-- Source data --

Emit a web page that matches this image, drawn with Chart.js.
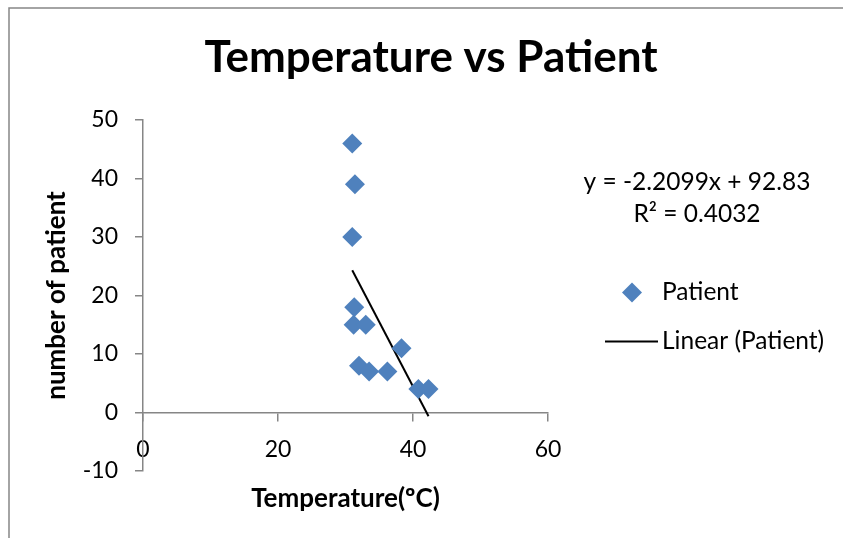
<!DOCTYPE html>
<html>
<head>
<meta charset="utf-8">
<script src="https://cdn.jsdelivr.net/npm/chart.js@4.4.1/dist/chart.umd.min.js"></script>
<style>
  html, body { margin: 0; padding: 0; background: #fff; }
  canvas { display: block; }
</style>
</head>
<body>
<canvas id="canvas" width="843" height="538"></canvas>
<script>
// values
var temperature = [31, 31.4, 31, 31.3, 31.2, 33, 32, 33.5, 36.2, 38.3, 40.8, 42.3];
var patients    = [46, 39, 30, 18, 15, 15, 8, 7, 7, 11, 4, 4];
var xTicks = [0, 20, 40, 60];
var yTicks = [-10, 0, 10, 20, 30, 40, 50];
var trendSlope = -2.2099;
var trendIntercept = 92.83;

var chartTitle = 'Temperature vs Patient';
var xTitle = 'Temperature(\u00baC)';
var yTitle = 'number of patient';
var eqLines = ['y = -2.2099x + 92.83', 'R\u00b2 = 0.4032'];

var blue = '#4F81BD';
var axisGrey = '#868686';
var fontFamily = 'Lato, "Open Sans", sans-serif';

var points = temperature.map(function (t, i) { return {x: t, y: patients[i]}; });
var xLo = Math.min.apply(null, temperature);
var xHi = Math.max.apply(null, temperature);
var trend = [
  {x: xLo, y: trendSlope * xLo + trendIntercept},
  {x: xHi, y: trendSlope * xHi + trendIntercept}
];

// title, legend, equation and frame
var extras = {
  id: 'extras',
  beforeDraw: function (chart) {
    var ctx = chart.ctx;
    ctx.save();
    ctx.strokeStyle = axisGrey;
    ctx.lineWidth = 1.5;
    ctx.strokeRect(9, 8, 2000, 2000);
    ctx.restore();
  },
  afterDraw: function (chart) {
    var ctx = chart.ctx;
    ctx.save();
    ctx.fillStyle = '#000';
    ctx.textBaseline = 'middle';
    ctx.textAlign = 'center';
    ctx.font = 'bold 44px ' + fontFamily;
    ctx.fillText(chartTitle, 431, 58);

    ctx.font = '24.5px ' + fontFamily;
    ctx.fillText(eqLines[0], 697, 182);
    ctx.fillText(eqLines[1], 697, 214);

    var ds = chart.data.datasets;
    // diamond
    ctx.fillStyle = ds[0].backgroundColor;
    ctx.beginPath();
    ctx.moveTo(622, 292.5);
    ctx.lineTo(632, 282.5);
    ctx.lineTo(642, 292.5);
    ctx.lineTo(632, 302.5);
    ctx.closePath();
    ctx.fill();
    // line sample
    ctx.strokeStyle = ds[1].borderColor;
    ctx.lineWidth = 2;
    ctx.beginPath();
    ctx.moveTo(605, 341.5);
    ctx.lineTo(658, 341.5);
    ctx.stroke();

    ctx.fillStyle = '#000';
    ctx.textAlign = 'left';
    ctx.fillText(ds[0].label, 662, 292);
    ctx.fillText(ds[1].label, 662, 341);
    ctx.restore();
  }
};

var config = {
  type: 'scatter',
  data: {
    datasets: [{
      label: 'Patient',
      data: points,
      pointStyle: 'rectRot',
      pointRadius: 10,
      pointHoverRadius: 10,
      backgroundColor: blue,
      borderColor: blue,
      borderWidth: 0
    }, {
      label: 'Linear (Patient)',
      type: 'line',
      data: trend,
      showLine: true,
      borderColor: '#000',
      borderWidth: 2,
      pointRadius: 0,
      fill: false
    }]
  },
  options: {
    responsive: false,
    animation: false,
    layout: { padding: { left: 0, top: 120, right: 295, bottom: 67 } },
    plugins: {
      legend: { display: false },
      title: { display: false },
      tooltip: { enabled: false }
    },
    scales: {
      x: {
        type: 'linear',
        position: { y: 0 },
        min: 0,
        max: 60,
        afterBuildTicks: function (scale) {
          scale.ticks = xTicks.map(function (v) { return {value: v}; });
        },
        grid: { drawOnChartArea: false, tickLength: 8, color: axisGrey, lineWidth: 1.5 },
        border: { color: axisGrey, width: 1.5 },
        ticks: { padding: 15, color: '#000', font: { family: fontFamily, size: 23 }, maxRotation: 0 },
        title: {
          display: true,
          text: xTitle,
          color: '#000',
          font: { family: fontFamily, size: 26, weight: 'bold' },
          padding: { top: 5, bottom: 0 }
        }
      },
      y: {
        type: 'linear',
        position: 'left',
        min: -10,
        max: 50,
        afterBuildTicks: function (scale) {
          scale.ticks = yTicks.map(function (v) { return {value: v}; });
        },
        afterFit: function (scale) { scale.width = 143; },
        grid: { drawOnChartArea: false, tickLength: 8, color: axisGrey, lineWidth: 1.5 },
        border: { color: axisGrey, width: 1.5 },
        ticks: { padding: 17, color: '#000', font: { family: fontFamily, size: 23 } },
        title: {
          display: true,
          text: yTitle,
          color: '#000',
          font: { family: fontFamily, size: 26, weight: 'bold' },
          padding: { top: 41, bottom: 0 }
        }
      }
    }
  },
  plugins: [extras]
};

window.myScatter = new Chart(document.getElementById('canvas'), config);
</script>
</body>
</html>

-- Aim of the task --
All of the material above should be reproduced exactly, except the pictures.

-- Response to the task --
Emit a web page that matches this image, drawn with Chart.js.
<!DOCTYPE html>
<html>
<head>
<meta charset="utf-8">
<script src="https://cdn.jsdelivr.net/npm/chart.js@4.4.1/dist/chart.umd.min.js"></script>
<style>
  html, body { margin: 0; padding: 0; background: #fff; }
  canvas { display: block; }
</style>
</head>
<body>
<canvas id="canvas" width="843" height="538"></canvas>
<script>
// values
var temperature = [31, 31.4, 31, 31.3, 31.2, 33, 32, 33.5, 36.2, 38.3, 40.8, 42.3];
var patients    = [46, 39, 30, 18, 15, 15, 8, 7, 7, 11, 4, 4];
var xTicks = [0, 20, 40, 60];
var yTicks = [-10, 0, 10, 20, 30, 40, 50];
var trendSlope = -2.2099;
var trendIntercept = 92.83;

var chartTitle = 'Temperature vs Patient';
var xTitle = 'Temperature(\u00baC)';
var yTitle = 'number of patient';
var eqLines = ['y = -2.2099x + 92.83', 'R\u00b2 = 0.4032'];

var blue = '#4F81BD';
var axisGrey = '#868686';
var fontFamily = 'Lato, "Open Sans", sans-serif';

var points = temperature.map(function (t, i) { return {x: t, y: patients[i]}; });
var xLo = Math.min.apply(null, temperature);
var xHi = Math.max.apply(null, temperature);
var trend = [
  {x: xLo, y: trendSlope * xLo + trendIntercept},
  {x: xHi, y: trendSlope * xHi + trendIntercept}
];

// title, legend, equation and frame
var extras = {
  id: 'extras',
  beforeDraw: function (chart) {
    var ctx = chart.ctx;
    ctx.save();
    ctx.strokeStyle = axisGrey;
    ctx.lineWidth = 1.5;
    ctx.strokeRect(9, 8, 2000, 2000);
    ctx.restore();
  },
  afterDraw: function (chart) {
    var ctx = chart.ctx;
    ctx.save();
    ctx.fillStyle = '#000';
    ctx.textBaseline = 'middle';
    ctx.textAlign = 'center';
    ctx.font = 'bold 44px ' + fontFamily;
    ctx.fillText(chartTitle, 431, 58);

    ctx.font = '24.5px ' + fontFamily;
    ctx.fillText(eqLines[0], 697, 182);
    ctx.fillText(eqLines[1], 697, 214);

    var ds = chart.data.datasets;
    // diamond
    ctx.fillStyle = ds[0].backgroundColor;
    ctx.beginPath();
    ctx.moveTo(622, 292.5);
    ctx.lineTo(632, 282.5);
    ctx.lineTo(642, 292.5);
    ctx.lineTo(632, 302.5);
    ctx.closePath();
    ctx.fill();
    // line sample
    ctx.strokeStyle = ds[1].borderColor;
    ctx.lineWidth = 2;
    ctx.beginPath();
    ctx.moveTo(605, 341.5);
    ctx.lineTo(658, 341.5);
    ctx.stroke();

    ctx.fillStyle = '#000';
    ctx.textAlign = 'left';
    ctx.fillText(ds[0].label, 662, 292);
    ctx.fillText(ds[1].label, 662, 341);
    ctx.restore();
  }
};

var config = {
  type: 'scatter',
  data: {
    datasets: [{
      label: 'Patient',
      data: points,
      pointStyle: 'rectRot',
      pointRadius: 10,
      pointHoverRadius: 10,
      backgroundColor: blue,
      borderColor: blue,
      borderWidth: 0
    }, {
      label: 'Linear (Patient)',
      type: 'line',
      data: trend,
      showLine: true,
      borderColor: '#000',
      borderWidth: 2,
      pointRadius: 0,
      fill: false
    }]
  },
  options: {
    responsive: false,
    animation: false,
    layout: { padding: { left: 0, top: 120, right: 295, bottom: 67 } },
    plugins: {
      legend: { display: false },
      title: { display: false },
      tooltip: { enabled: false }
    },
    scales: {
      x: {
        type: 'linear',
        position: { y: 0 },
        min: 0,
        max: 60,
        afterBuildTicks: function (scale) {
          scale.ticks = xTicks.map(function (v) { return {value: v}; });
        },
        grid: { drawOnChartArea: false, tickLength: 8, color: axisGrey, lineWidth: 1.5 },
        border: { color: axisGrey, width: 1.5 },
        ticks: { padding: 15, color: '#000', font: { family: fontFamily, size: 23 }, maxRotation: 0 },
        title: {
          display: true,
          text: xTitle,
          color: '#000',
          font: { family: fontFamily, size: 26, weight: 'bold' },
          padding: { top: 5, bottom: 0 }
        }
      },
      y: {
        type: 'linear',
        position: 'left',
        min: -10,
        max: 50,
        afterBuildTicks: function (scale) {
          scale.ticks = yTicks.map(function (v) { return {value: v}; });
        },
        afterFit: function (scale) { scale.width = 143; },
        grid: { drawOnChartArea: false, tickLength: 8, color: axisGrey, lineWidth: 1.5 },
        border: { color: axisGrey, width: 1.5 },
        ticks: { padding: 17, color: '#000', font: { family: fontFamily, size: 23 } },
        title: {
          display: true,
          text: yTitle,
          color: '#000',
          font: { family: fontFamily, size: 26, weight: 'bold' },
          padding: { top: 41, bottom: 0 }
        }
      }
    }
  },
  plugins: [extras]
};

window.myScatter = new Chart(document.getElementById('canvas'), config);
</script>
</body>
</html>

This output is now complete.